2019年06月08日 10時52分09秒 | 一首鑑賞
身にありし一日の思ひ悉(ことごと)く主に告ぐる夜のひととき楽し
三井喜子『ラザロの如く』


 掲出歌を見るや「ああ、この感覚わかるなぁ」と頷いた。そして、祈りとは本来こういうものなのだと改めて思った。
 先月の教会全体研修会では、今年度の主題「祈り」について学んだ。左近豊の『信仰生活の手引き:祈り』という本をテキストに牧師先生が講話をなさった。その中で旧約の数多ある祈りを繙いていったが、その中の一つが詩編88編だった。左近師の本ではこの作者を「神との接点を求めながらも、神からの応答を引き出すことのできない苦難にある詩人」と呼んでいる。88編は「愛する者も友も あなたはわたしから遠ざけてしまわれました。今、わたしに親しいのは暗闇だけです」で結ばれており、詩人は救いのない状況に追い込まれているように見える。だが左近師は、答えがないからといって詩人が沈黙に陥らず神に訴え続けていることに注目する。N教会の牧師先生もこの詩編に対し「祈れること自体に救いがある」とコメントされた。

  悲しみの涙涸れたる老われのヨブ記読みつつ涙し流る
  飽食のわれ罪深き思ひして術なくしじにエレミヤ書読む


 三井は、友の子どもの死に際して、あるいは貧困の格差を前になす術のない自分が憤ろしく、聖書に立ち向かっている。引用の二首以外にも、折に触れ聖書に拠り所を求める真摯さに打たれる。

  人間の弱さすべなし聖言葉(みことば)にまた縋りゆく罪人われは

 このような三井や詩編88編の作者の姿を見て、人は悲壮感漂う熱狂主義と思うのであろうか。私はそうは思わない。掲出歌に一つの鍵が見出せるような気がする。色々あった一日の終わりに、心にある葛藤やわだかまり、人を許せない気持ちなど全て取り繕うことなく全能の神様に打ち明ける時間は、そう、楽しいのだ。

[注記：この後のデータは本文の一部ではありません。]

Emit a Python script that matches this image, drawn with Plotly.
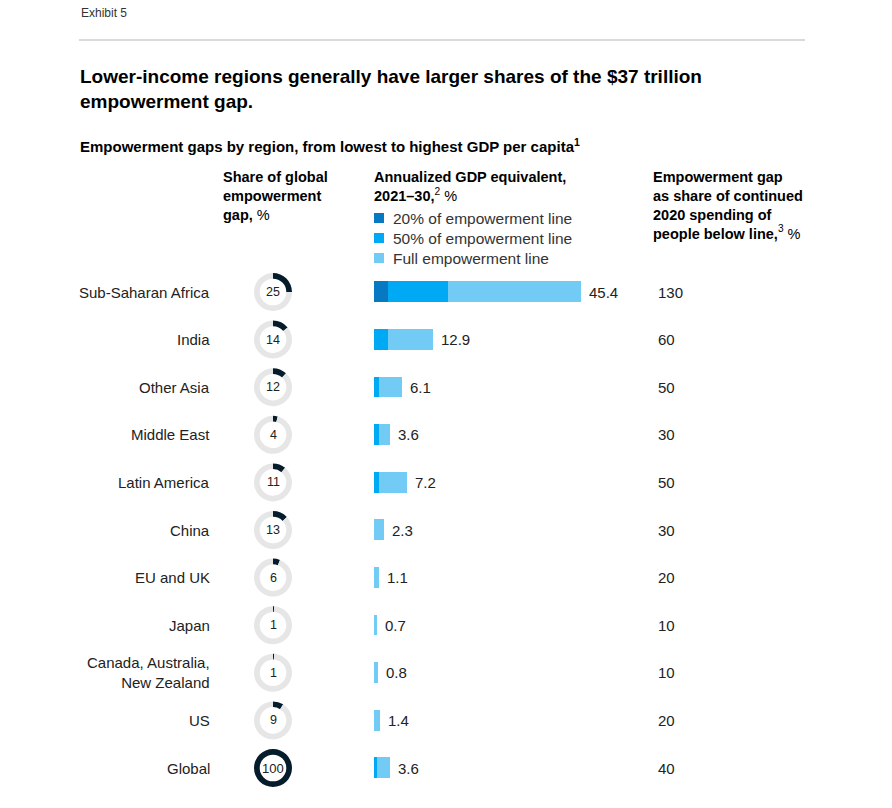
import plotly.graph_objects as go

W, H = 892, 808

regions = ["Sub-Saharan Africa", "India", "Other Asia", "Middle East", "Latin America",
           "China", "EU and UK", "Japan", "Canada, Australia,<br>New Zealand", "US", "Global"]
share_pct = [25, 14, 12, 4, 11, 13, 6, 1, 1, 9, 100]
gap_20 = [3.1, 0.0, 0.0, 0.0, 0.0, 0.0, 0.0, 0.0, 0.0, 0.0, 0.0]
gap_50 = [16.2, 3.1, 1.1, 1.0, 1.1, 0.0, 0.0, 0.0, 0.0, 0.0, 0.6]
gap_full = [45.4, 12.9, 6.1, 3.6, 7.2, 2.3, 1.1, 0.7, 0.8, 1.4, 3.6]
spend_share = [130, 60, 50, 30, 50, 30, 20, 10, 10, 20, 40]

C_DARK = "#0679c2"
C_MED = "#00a9f4"
C_LIGHT = "#71cbf4"
C_NAVY = "#051c2c"
C_GRAY = "#e6e6e6"
TXT = "#222222"
FONT = "Liberation Sans, Arial, sans-serif"


def px(x):
    return x / W


def py(y):
    return 1 - y / H


ROW0, STEP = 292, 47.6
n = len(regions)
idx = list(range(n))

fig = go.Figure()

# Bars (nested values drawn overlaid)
for vals, col, name in [(gap_full, C_LIGHT, "Full"),
                        (gap_50, C_MED, "50%"),
                        (gap_20, C_DARK, "20%")]:
    fig.add_trace(go.Bar(
        x=vals, y=idx, orientation="h", marker=dict(color=col, line=dict(width=0)),
        width=0.44, name=name, showlegend=False, hoverinfo="skip",
    ))

# Donuts
R = 19
for i, s in enumerate(share_pct):
    yc = ROW0 + STEP * i
    xc = 273
    fig.add_trace(go.Pie(
        values=[s, 100 - s], marker=dict(colors=[C_NAVY, C_GRAY], line=dict(width=0)),
        hole=0.7, sort=False, direction="clockwise", rotation=0,
        textinfo="none", hoverinfo="skip", showlegend=False,
        domain=dict(x=[px(xc - R), px(xc + R)], y=[py(yc + R), py(yc - R)]),
    ))

ann = []


def A(x, y, text, size=15, color=TXT, xanchor="left", yanchor="middle", align="left"):
    ann.append(dict(x=px(x), y=py(y), xref="paper", yref="paper", text=text,
                    xanchor=xanchor, yanchor=yanchor, align=align, showarrow=False,
                    font=dict(family=FONT, size=size, color=color)))


for i, (r, s, sp, v) in enumerate(zip(regions, share_pct, spend_share, gap_full)):
    yc = ROW0 + STEP * i
    A(212, yc, r, xanchor="right", align="right")
    A(273, yc, str(s), size=13 if s == 100 else 12.5, xanchor="center", align="center")
    A(656, yc, str(sp))
    # value label next to bar end
    ann.append(dict(x=v, y=i, xref="x", yref="y", text=f"{v:.1f}", xanchor="left",
                    yanchor="middle", xshift=6, showarrow=False,
                    font=dict(family=FONT, size=15, color=TXT)))

# Header texts
A(79, 13, "Exhibit 5", size=12, color="#333333")
A(78, 64, "<b>Lower-income regions generally have larger shares of the $37 trillion<br>empowerment gap.</b>",
  size=19, color="#000000", yanchor="top")
A(78, 145, "<b>Empowerment gaps by region, from lowest to highest GDP per capita<sup>1</sup></b>",
  size=15, color="#000000")
A(221, 167, "<b>Share of global<br>empowerment<br>gap,</b> %", size=14.5, color="#000000", yanchor="top")
A(372, 167, "<b>Annualized GDP equivalent,<br>2021–30,</b><sup>2</sup> %", size=14.5, color="#000000",
  yanchor="top")
A(651, 167, "<b>Empowerment gap<br>as share of continued<br>2020 spending of<br>people below line,</b><sup>3</sup> %",
  size=14.5, color="#000000", yanchor="top")

legend_items = [("20% of empowerment line", C_DARK), ("50% of empowerment line", C_MED),
                ("Full empowerment line", C_LIGHT)]
shapes = [dict(type="line", xref="paper", yref="paper", x0=px(79), x1=px(805), y0=py(40), y1=py(40),
               line=dict(color="#b5b5b5", width=1))]
for k, (lab, col) in enumerate(legend_items):
    yc = 218 + 20 * k
    shapes.append(dict(type="rect", xref="paper", yref="paper", x0=px(374), x1=px(384),
                       y0=py(yc + 5), y1=py(yc - 5), fillcolor=col, line=dict(width=0)))
    A(391, yc, lab, size=15.5, color="#333333")

x0px, x1px = 374, 800
fig.update_layout(
    width=W, height=H, margin=dict(l=0, r=0, t=0, b=0),
    paper_bgcolor="white", plot_bgcolor="white",
    barmode="overlay", bargap=0,
    xaxis=dict(domain=[px(x0px), px(x1px)], range=[0, (x1px - x0px) / 4.56],
               visible=False, fixedrange=True),
    yaxis=dict(domain=[py(ROW0 + STEP * (n - 0.5)), py(ROW0 - STEP * 0.5)],
               range=[n - 0.5, -0.5], visible=False, fixedrange=True),
    annotations=ann, shapes=shapes, showlegend=False,
)

fig.write_html("out.html", config={"displayModeBar": False},
               post_script="document.body.style.margin='0';")
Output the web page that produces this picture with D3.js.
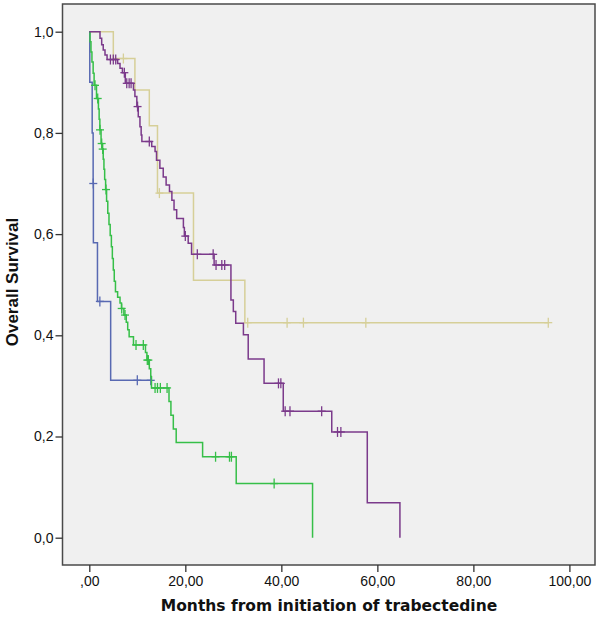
<!DOCTYPE html>
<html>
<head>
<meta charset="utf-8">
<script src="https://cdn.jsdelivr.net/npm/d3@7"></script>
<style>
  html, body { margin: 0; padding: 0; background: #ffffff; }
  svg { display: block; }
</style>
</head>
<body>
<svg id="chart" width="600" height="622"></svg>
<script>
// ---------- DATA ----------
const xTickValues = [0, 20, 40, 60, 80, 100];
const xTickLabels = [",00", "20,00", "40,00", "60,00", "80,00", "100,00"];
const yTickValues = [0, 0.2, 0.4, 0.6, 0.8, 1.0];
const yTickLabels = ["0,0", "0,2", "0,4", "0,6", "0,8", "1,0"];

// Each event: [time in months, survival after the drop]
const blueEvents = [[0.1, 0.9], [0.6, 0.8], [0.8, 0.7], [0.85, 0.583], [1.7, 0.467], [4.45, 0.311]];
const blueCensored = [0.83, 2.2, 10.0, 12.8];

const greenEvents = [
  [0.15, 0.98], [0.35, 0.96], [0.55, 0.94], [0.8, 0.918], [1.0, 0.894],
  [1.5, 0.868], [1.9, 0.847], [2.05, 0.827], [2.2, 0.806], [2.45, 0.779],
  [2.7, 0.768], [2.9, 0.748], [3.05, 0.728], [3.2, 0.708], [3.4, 0.688],
  [3.6, 0.665], [3.85, 0.641], [4.1, 0.619], [4.35, 0.597], [4.6, 0.575],
  [4.8, 0.552], [5.0, 0.529], [5.2, 0.507], [5.45, 0.486], [5.9, 0.475],
  [6.4, 0.464], [6.7, 0.453], [7.2, 0.44], [7.7, 0.426], [8.0, 0.411],
  [8.3, 0.397], [9.2, 0.381], [11.7, 0.366], [12.0, 0.351], [12.5, 0.334],
  [12.8, 0.318], [12.95, 0.296], [16.6, 0.269], [17.0, 0.242], [17.5, 0.215],
  [18.1, 0.188], [23.6, 0.160], [30.6, 0.107], [46.5, 0.0]
];
const greenCensored = [1.19, 1.75, 2.23, 2.58, 2.79, 3.48, 6.75, 7.44, 9.73, 11.25, 12.08, 12.3,
  13.7, 14.2, 14.8, 16.2, 26.3, 29.2, 29.6, 38.5];

const purpleEvents = [
  [2.23, 0.987], [2.58, 0.974], [2.9, 0.964], [3.27, 0.954], [3.7, 0.945],
  [5.9, 0.937], [6.4, 0.928], [6.9, 0.919], [7.5, 0.898], [9.2, 0.885],
  [9.5, 0.872], [9.9, 0.852], [10.2, 0.832], [10.55, 0.812], [10.8, 0.796],
  [10.95, 0.783], [13.0, 0.773], [13.7, 0.763], [14.0, 0.746], [14.7, 0.730],
  [15.4, 0.713], [16.0, 0.697], [16.7, 0.684], [17.2, 0.667], [17.65, 0.648],
  [18.2, 0.631], [19.6, 0.613], [19.8, 0.596], [20.6, 0.582], [21.3, 0.56],
  [26.0, 0.539], [29.5, 0.47], [30.0, 0.447], [30.5, 0.424], [32.1, 0.401],
  [33.1, 0.353], [36.4, 0.305], [40.4, 0.250], [50.5, 0.209], [57.9, 0.069],
  [64.7, 0.0]
];
const purpleCensored = [4.4, 5.0, 5.5, 7.3, 7.8, 8.3, 8.7, 10.05, 12.5, 20.0, 22.5, 25.8,
  26.4, 27.6, 28.2, 39.4, 39.9, 40.8, 41.8, 48.4, 51.7, 52.4];

const tanEvents = [[5.0, 0.947], [9.5, 0.885], [12.5, 0.814], [14.2, 0.681], [21.7, 0.509], [32.4, 0.425]];
const tanCensored = [7.1, 14.6, 33.0, 41.2, 44.6, 57.6, 95.6];

const seriesColors = { tan: "#d6cf98", blue: "#5869b2", green: "#36bf48", purple: "#7b3a8b" };

// ---------- LAYOUT ----------
const svg = d3.select("#chart");
const frame = { left: 62.5, top: 4, right: 595, bottom: 565 };

const x = d3.scaleLinear().domain([0, 100]).range([89.3, 569.4]);
const y = d3.scaleLinear().domain([0, 1]).range([537.7, 31.7]);

// plot background + frame
svg.append("rect")
  .attr("x", frame.left).attr("y", frame.top)
  .attr("width", frame.right - frame.left).attr("height", frame.bottom - frame.top)
  .attr("fill", "#f0f0f0").attr("stroke", "#4a4a4a").attr("stroke-width", 1.5);

// axes
const xAxis = d3.axisBottom(x)
  .tickValues(xTickValues)
  .tickFormat((d, i) => xTickLabels[i])
  .tickSizeInner(7).tickSizeOuter(0).tickPadding(4);
const gx = svg.append("g").attr("transform", `translate(0,${frame.bottom})`).call(xAxis);
gx.select(".domain").remove();

const yAxis = d3.axisLeft(y)
  .tickValues(yTickValues)
  .tickFormat((d, i) => yTickLabels[i])
  .tickSizeInner(7).tickSizeOuter(0).tickPadding(2);
const gy = svg.append("g").attr("transform", `translate(${frame.left},0)`).call(yAxis);
gy.select(".domain").remove();

svg.selectAll(".tick line").attr("stroke", "#333").attr("stroke-width", 1.3);
svg.selectAll(".tick text")
  .attr("fill", "#111")
  .style("font-family", "'Liberation Sans', Arial, sans-serif")
  .style("font-size", "14px");

// axis titles
svg.append("text")
  .attr("x", 329).attr("y", 611)
  .attr("text-anchor", "middle")
  .style("font-family", "'DejaVu Sans', Verdana, sans-serif")
  .style("font-weight", "bold")
  .style("font-size", "15.5px")
  .attr("fill", "#111")
  .text("Months from initiation of trabectedine");

svg.append("text")
  .attr("transform", "translate(18,282) rotate(-90)")
  .attr("text-anchor", "middle")
  .style("font-family", "'Liberation Sans', Arial, sans-serif")
  .style("font-weight", "bold")
  .style("font-size", "17px")
  .attr("fill", "#111")
  .text("Overall Survival");

// ---------- CURVES ----------
function survivalAt(events, t) {
  let s = 1;
  for (const e of events) { if (e[0] <= t) s = e[1]; else break; }
  return s;
}

const line = d3.line()
  .x(d => x(d[0]))
  .y(d => y(d[1]))
  .curve(d3.curveStepAfter);

function drawSeries(events, censored, color) {
  const last = events[events.length - 1];
  const end = Math.max(last[0], d3.max(censored));
  const pts = [[0, 1]].concat(events);
  if (end > last[0]) pts.push([end, last[1]]);
  const g = svg.append("g");
  g.append("path")
    .attr("d", line(pts))
    .attr("fill", "none")
    .attr("stroke", color)
    .attr("stroke-width", 1.5);
  const marks = g.selectAll("g.cens").data(censored).enter().append("g")
    .attr("transform", d => `translate(${x(d)},${y(survivalAt(events, d))})`);
  marks.append("line").attr("x1", 0).attr("x2", 0).attr("y1", -5).attr("y2", 5)
    .attr("stroke", color).attr("stroke-width", 1.3);
  marks.append("line").attr("x1", -4).attr("x2", 4).attr("y1", 0).attr("y2", 0)
    .attr("stroke", color).attr("stroke-width", 1.3);
}

drawSeries(tanEvents, tanCensored, seriesColors.tan);
drawSeries(blueEvents, blueCensored, seriesColors.blue);
drawSeries(greenEvents, greenCensored, seriesColors.green);
drawSeries(purpleEvents, purpleCensored, seriesColors.purple);
</script>
</body>
</html>
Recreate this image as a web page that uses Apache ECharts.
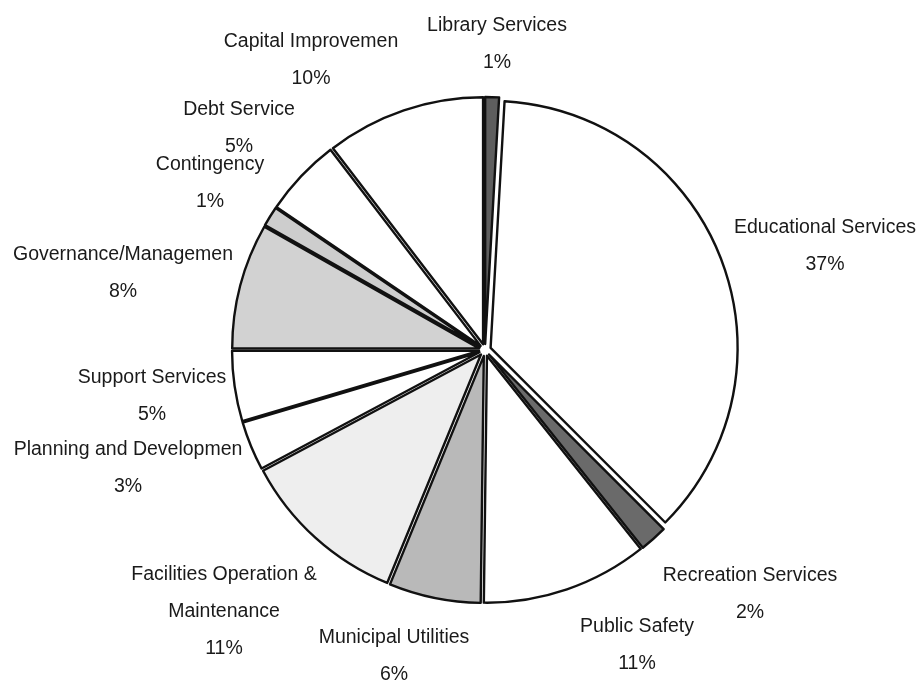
<!DOCTYPE html>
<html>
<head>
<meta charset="utf-8">
<title>Budget Pie</title>
<script src="https://cdn.jsdelivr.net/npm/echarts@6/dist/echarts.min.js"></script>
<style>
	html, body { margin: 0; padding: 0; background: #fff; }
	#BudgetPie { width: 921px; height: 683px; }
</style>
</head>
<body>
<div id="BudgetPie"></div>
<script>
	// slices clockwise from 12 o'clock, shares
	const names = [
		'Library Services',
		'Educational Services',
		'Recreation Services',
		'Public Safety',
		'Municipal Utilities',
		'Facilities Operation &\nMaintenance',
		'Planning and Developmen',
		'Support Services',
		'Governance/Managemen',
		'Contingency',
		'Debt Service',
		'Capital Improvemen'
	]
	const shares = [0.9, 36.6, 1.8, 10.9, 6.0, 11.0, 3.2, 4.6, 8.2, 1.3, 5.1, 10.4]
	const fills = ['#5e5e5e', '#ffffff', '#6a6a6a', '#ffffff', '#b9b9b9', '#eeeeee', '#ffffff', '#ffffff', '#d2d2d2', '#cdcdcd', '#ffffff', '#ffffff']

	// where the original put each label (block centre, px)
	const labelPos = [
		[497, 44], [825, 246], [750, 594], [637, 645], [394, 656], [224, 612],
		[128, 468], [152, 396], [123, 273], [210, 183], [239, 128], [311, 60]
	]

	const chart = echarts.init(document.getElementById('BudgetPie'), null, { renderer: 'canvas' })

	const pieCenter = [485, 350]
	const pieRadius = 247

	const option = {
		backgroundColor: '#fff',
		animation: false,
		textStyle: { fontFamily: 'Liberation Sans, Arial, sans-serif' },
		series: [
			{
				// the exploded slices
				type: 'pie',
				center: pieCenter,
				radius: pieRadius,
				startAngle: 90,
				clockwise: true,
				selectedMode: 'multiple',
				selectedOffset: 6,
				itemStyle: { borderColor: '#111', borderWidth: 2.4 },
				select: { itemStyle: { borderColor: '#111', borderWidth: 2.4 } },
				emphasis: { disabled: true },
				label: { show: false },
				labelLine: { show: false },
				data: names.map((n, i) => ({
					name: n,
					value: shares[i],
					selected: true,
					itemStyle: { color: fills[i] }
				}))
			},
			{
				// same pie, invisible, only carries the labels
				type: 'pie',
				center: pieCenter,
				radius: pieRadius,
				startAngle: 90,
				clockwise: true,
				silent: true,
				selectedMode: false,
				avoidLabelOverlap: false,
				itemStyle: { color: 'rgba(0,0,0,0)', borderWidth: 0 },
				emphasis: { disabled: true },
				label: {
					show: true,
					position: 'outside',
					color: '#1a1a1a',
					fontSize: 19.5,
					lineHeight: 37,
					align: 'center',
					formatter: (p) => p.name + '\n' + Math.round(p.value) + '%'
				},
				labelLine: { show: false },
				labelLayout: (params) => {
					const p = labelPos[params.dataIndex]
					return { x: p[0], y: p[1], align: 'center', verticalAlign: 'middle', hideOverlap: false }
				},
				data: names.map((n, i) => ({ name: n, value: shares[i] }))
			}
		]
	}
	chart.setOption(option)
</script>
</body>
</html>
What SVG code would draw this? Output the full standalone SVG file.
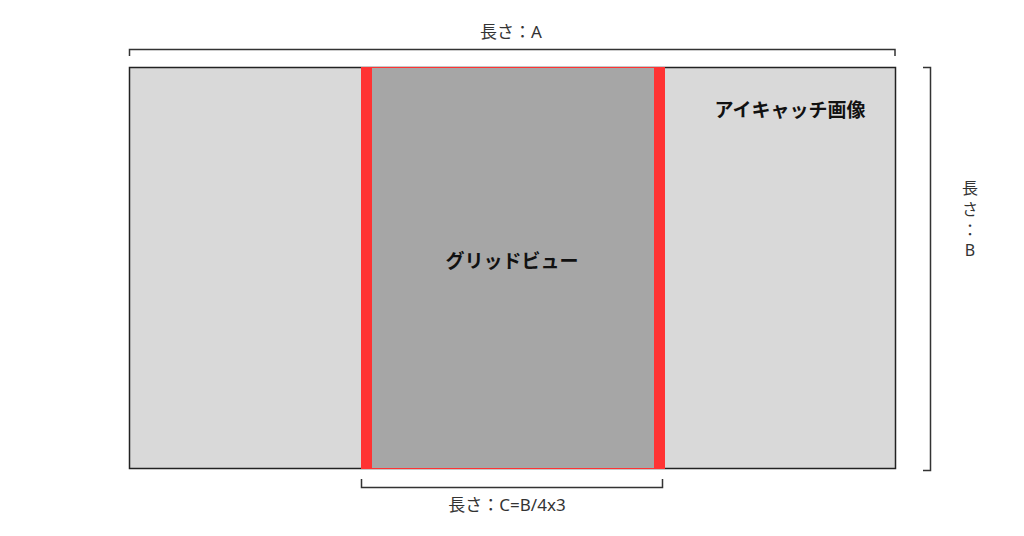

私は持病の関係で入眠の服薬と就寝の時間が早めなので夜にこうした時間は取れないが、代わりに朝、大体四時頃に起き出してキッチンで神様に打ち明けるつもりで、前日のことをノート(黙想日記)に書き出し、聖書を読む。四時と言うと人に驚かれるのだが、私としては朝のこの時間が一日のうちで一番楽しく、紅茶やコーヒーを淹れ、プルーンやアーモンドを摘みつつ、テンションの高い時はうろうろしながらもこの時間を満喫している。こうして神様と時間を過ごして一日をスタートするから、自信をもって暮らしていけるのだとつくづく感じる。本来の私は、不安でどうしようもない人間なのだから。
 かつて所属した結社にこのような信仰の先達がいたことに私は心強く、自分もそのように神に支えられて生きていけたらと思うのである。